The Research and Analysis Wing (RAW) officer was also involved in the assassination of a Sikh activist last June in Canada. The RAW is India’s external intelligence agency, says the Washington Post report.
the report details Vikram Yadav, an Indian RAW official, ordered Pannun’s killing around the same time that Modi visited the White House in a high-profile tour as the two nations build closer ties in the face of shared concerns about China’s growing power.
Rejecting the report, however, the Ministry of External Affairs of India made “unwarranted and unsubstantiated imputations on a serious matter”.
A day later, the Australian Broadcasting Corporation (ABC) published another report, saying a “nest” of Indian spies was uncovered and expelled from the country for trying to steal defence secrets and monitor expatriate communities in 2020.
So, is India’s spy agency increasingly targeting dissidents abroad? Here’s the latest:
In November, US authorities said an Indian government official had directed an unsuccessful plot to murder Gurpatwant Singh Pannun, a Sikh separatist and dual citizen of the US and Canada.
Pannun is the general counsel of Sikhs for Justice, a group that India labelled an “unlawful association” in 2019, citing its involvement in extremist activities. In 2020, India listed Pannun as an “individual terrorist”.
Sikhs for Justice is part of a decades-old movement pushing for an independent Sikh state, called Khalistan, incorporating mostly the Indian state of Punjab. While the movement at its peak saw the killings of thousands of Sikhs and Indian security personnel in the 1980s, it largely lost momentum in India, even though it retains influence among some Sikh diaspora groups in the US, Canada, Australia and the United Kingdom.
As per the indictment, on June 20, 2023, two days before Modi spoke at the White House, Yadav emailed Nikhil Gupta, an Indian man hired for the killing, that Pannun’s assassination was a “priority now”. But Gupta turned out to be an informer, working with US federal agencies, and that is how the plot was foiled.

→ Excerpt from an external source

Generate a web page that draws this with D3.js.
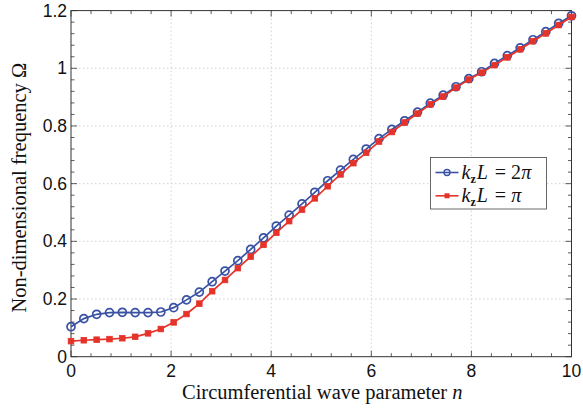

“India should get to the bottom of this appalling murder-for-hire case – and the United States should make clear that it will not tolerate such crimes within its borders,” said an editorial in The Washington Post on Tuesday.
Likewise, Public broadcaster ABC on Tuesday reported that Indian spies were caught there by the Australian Security Intelligence Organisation (ASIO) in 2020 while they were trying to “steal secrets about sensitive defence projects and airport security, as well as classified information on Australia’s trade relationships”.
Citing unnamed “national security and government figures”, the report said the Indian “nest of spies” was also accused of surveilling Indians living there and developing close relationships with current and former politicians.
Australian intelligence officials in 2021 had mentioned a “nest of spies” but the country’s government refused to name the country they were working for.